Vienna’s transfer lounge isn’t much fun. It’s long and thin and boring. So far I’ve strolled up and down it 3 times, drank coffee, drank tea, ate a salmon salad baguette, which was delicious, and spent 3 minutes in the smoking box to have a puff on my vape – never again – I came out smelling like a human ashtray and, an hour later, can still smell the chemical fumes oozing from my pores. OMG – I still have another 3 hours of this that’s enough time to repeat all of the above – time for a beer

A little later on … the beer is working … off to the ashtray room again.

Lol – what a flight – I think I conked out after the obligatory taking off photos cause I woke to dinner being served – vegetables & pasta in a bolognaise sauce, salad with more dressing than lettuce, a bread roll and some type of vanilla & chocolate sponge for desert – it had some taste to it, but even if it hadn’t I would have still eaten it all. Free alcohol!

After dinner the guy next to me forgot to put his mask back on so I gave him a polite reminder, I even used the word please. His response was a sarcastic ‘what are you a nurse?’ I should have said ‘no I’m a secondary school teacher, now do as you’re told or I’ll have to give you a 20 minute detention.’ But I replied, ‘no need to be sarcastic, it’s the rule and I was also very polite’. And so the conversation started, by the middle of the flight he told me he fancied me and asked me to be his 5th wife! By the end of the flight his friend turned to me and said ‘don’t you think he’s been a real pain the whole journey’ – yep and I also have a bruise on my arm from where he kept squeezing it.

Thank you, Ray and Ash, for being such fun flight companions, it certainly didn’t feel like 10 hours but then perhaps the 2 bottles of wine you consumed and several cans of beer (I’m not confessing to quantities) that I consumed may have played a huge part in that. Ash, if you ever come across this can I please ask you, next time you drop a suitcase on someone’s head, even if deliberate, at least be polite about it and apologize.

 

Tuesday 7th December 2021

I got through Thai passport control and security without a single question being asked!

Everyone, and I mean everyone, wears a mask – outside on the street, in the shops, in their cars, on their mopeds.

Test and go – one night’s quarantine in the Season Siam Hotel.

My room was a little worse for wear, but for £80 (including airport transfer, x2 PCR tests (one for arrival and one for day 6), 1 night’s sleep and breakfast) I am not complaining. They did the first test in the car park area before letting me into the hotel and escorting me straight to my room – don’t you just love a bathroom without a smoke detector, so much easier than hanging out a hotel window.

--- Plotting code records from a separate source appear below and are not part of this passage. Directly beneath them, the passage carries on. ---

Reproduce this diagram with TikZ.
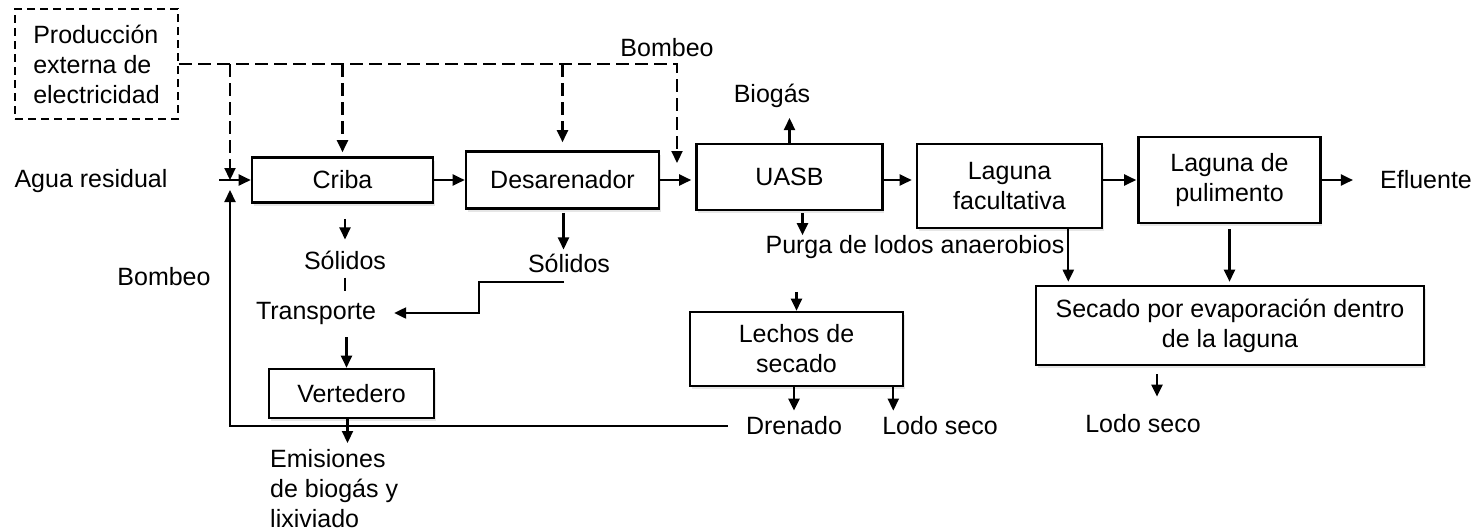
\documentclass[tikz,border=0pt]{standalone}
\usepackage{fontspec}
\setmainfont{Liberation Sans}
\usetikzlibrary{arrows.meta,shadows}
\tikzstyle{block} = [rectangle, draw, line width=2.6pt, fill=white, align=center, inner sep=0pt, drop shadow={opacity=0.2, shadow xshift=1.5pt, shadow yshift=-3pt}]
\tikzstyle{source} = [rectangle, draw, line width=2pt, dash pattern=on 8pt off 5pt, align=left, inner sep=0pt]
\tikzstyle{line} = [draw, line width=2.2pt, -{Triangle[length=12pt,width=11pt]}]
\tikzstyle{dline} = [line, dash pattern=on 13pt off 6pt]
\tikzstyle{tag} = [inner sep=0pt, align=left]

\begin{document}
\begin{tikzpicture}[x=1pt, y=-1pt, node distance=220pt, font=\fontsize{25}{30}\selectfont]
    \useasboundingbox (0,0) rectangle (1477,531);

    % process chain
    \node [source, minimum width=163pt, minimum height=110pt] (prod) at (96.5,64) {Producción\\externa de\\electricidad};
    \node [block, minimum width=181pt, minimum height=45pt] (criba) at (342.5,180) {Criba};
    \node [block, right of=criba, minimum width=193pt, minimum height=57pt] (desar) {Desarenador};
    \node [block, right of=desar, node distance=227pt, yshift=3pt, minimum width=186pt, minimum height=66pt] (uasb) {UASB};
    \node [block, right of=uasb, yshift=-9pt, minimum width=185pt, minimum height=84pt] (lagfac) {Laguna\\facultativa};
    \node [block, right of=lagfac, yshift=6pt, minimum width=182pt, minimum height=86pt] (pul) {Laguna de\\pulimento};
    \node [block, minimum width=388pt, minimum height=79pt] (secado) at (1230,325.5) {Secado por evaporación dentro\\de la laguna};
    \node [block, minimum width=213pt, minimum height=74pt] (lechos) at (796.5,349) {Lechos de\\secado};
    \node [block, minimum width=165pt, minimum height=49pt] (vert) at (351.5,393.5) {Vertedero};

    % labels
    \node [tag] (agua) at (91,181) {Agua residual};
    \node [tag] (bomb1) at (667,48) {Bombeo};
    \node [tag] (bomb2) at (164,277) {Bombeo};
    \node [tag] (biogas) at (772,96) {Biogás};
    \node [tag] (sol1) at (345,260) {Sólidos};
    \node [tag] (sol2) at (569,263) {Sólidos};
    \node [tag] (trans) at (316,313) {Transporte};
    \node [tag] (purga) at (915,247) {Purga de lodos anaerobios};
    \node [tag] (dren) at (794,426) {Drenado};
    \node [tag] (lodo1) at (940,426) {Lodo seco};
    \node [tag] (lodo2) at (1143,424) {Lodo seco};
    \node [tag] (eflu) at (1426,180) {Efluente};
    \node [tag, anchor=north west] (emis) at (270,449) {Emisiones\\de biogás y\\lixiviado};

    \coordinate (corner) at (677,64);
    \coordinate (uasbin) at (677,163);
    \coordinate (junc) at (230,180);
    \coordinate (inlet) at (219,180);
    \coordinate (s2out) at (564,282);
    \coordinate (bend) at (479,300);

    % electricity
    \path [dline] (prod.east) -- (corner) -- (uasbin);
    \path [dline] (prod.east -| junc) -- (junc);
    \path [dline, shorten >=4pt] (prod.east -| criba) -- (criba.north);
    \path [dline, shorten >=8pt] (prod.east -| desar) -- (desar.north);

    % water line
    \path [line] (inlet) -- (criba.west);
    \path [line] (criba) -- (desar);
    \path [line, shorten >=4pt] (desar.east) -- (desar.east -| uasb.west);
    \path [line, shorten >=4pt] (uasb.east |- desar.east) -- (desar.east -| lagfac.west);
    \path [line, shorten >=1pt] (lagfac.east |- desar.east) -- (desar.east -| pul.west);
    \path [line, shorten >=27pt] (pul.east) -- (eflu.west);
    \path [line, shorten >=10pt] (uasb.north) -- (uasb.north |- biogas.south);

    % solids
    \path [line, shorten <=15pt, shorten >=11pt] (criba.south -| sol1) -- (sol1.north);
    \draw [line width=2.2pt, shorten <=8pt, shorten >=11pt] (sol1.south) -- (sol1.south |- trans.north);
    \path [line, shorten <=3pt, shorten >=4pt] ([xshift=1pt]desar.south) -- ([xshift=1pt]desar.south |- sol2.north);
    \path [line, shorten >=18pt] (s2out) -| (bend) |- (trans.east);
    \path [line, shorten <=13pt] ([xshift=-5pt]vert.north |- trans.south) -- ([xshift=-5pt]vert.north);
    \path [line, shorten >=6pt] ([xshift=-4pt]vert.south) -- ([xshift=-4pt]vert.south |- emis.north);
    \path [line, shorten <=18pt, shorten >=10pt] (dren.west) -| (junc);

    % sludge
    \path [line, shorten <=2pt] ([xshift=13pt]uasb.south) -- ([xshift=13pt]uasb.south |- purga.north);
    \path [line, shorten <=33pt] (lechos.north |- purga.south) -- (lechos.north);
    \path [line, shorten >=6pt] (lechos.south -| dren) -- (dren.north);
    \path [line, shorten >=6pt] ([xshift=-11pt]lechos.south east) -- ([xshift=-11pt]lechos.south east |- lodo1.north);
    \path [line, shorten >=3pt] ([xshift=-35pt]lagfac.south east) -- ([xshift=-35pt]lagfac.south east |- secado.north);
    \path [line, shorten <=5pt, shorten >=3pt] (pul.south) -- (pul.south |- secado.north);
    \path [line, shorten <=8pt, shorten >=18pt] ([xshift=-73pt]secado.south) -- ([xshift=-73pt]secado.south |- lodo2.north);
\end{tikzpicture}
\end{document}
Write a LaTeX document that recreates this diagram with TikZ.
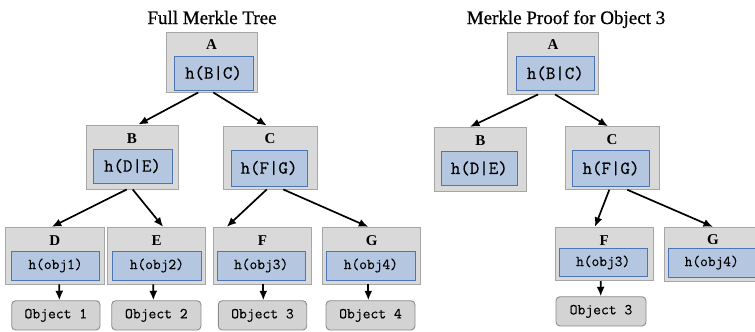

OMG – my feet and ankles are so swollen – I’m not ready for a sudden death from blood clots racing from my leg bottoms to my heart – quick internet search and I have them elevated higher than my heart on the spare pillow and while I’m here 40 winks seems quite fitting ….

5 hours sleep later… the swelling is going down and my heart appears to be beating normally. Perhaps I should purchase compression socks for the journey home – whenever that may be.

Another 2 hours later… mid zoom call to my mum and dad, and my PCR result came back negative – I am a free woman!

Feeling a little nervous, phone and computer batteries are not going to last much long and I don’t have a plug adaptor – Tracey where are you, contact me please before it’s too late.

OK Ms Lawes, it’s time to take a deep breath and venture out for food and, fingers crossed, a plug adapter. The receptionist said turn right out of the hotel, so I did and then turned right again and right again and then, with the desire not to get lost on my first night dominating my thoughts, I did a U-turn. The couple of back streets I did venture down were very interesting, lots of little sewing shops and street food vendors. I even came across one of those cheap shops that sells everything except travel adaptors. Back on the main street I had chicken and cashew nuts (cooked right before my hungry belly) and rice and a beer for dinner. Eating meant taking my mask off reminding me that I didn’t have any deodorant – don’t you just love a 7 eleven store. And the hotel sold plug adaptors.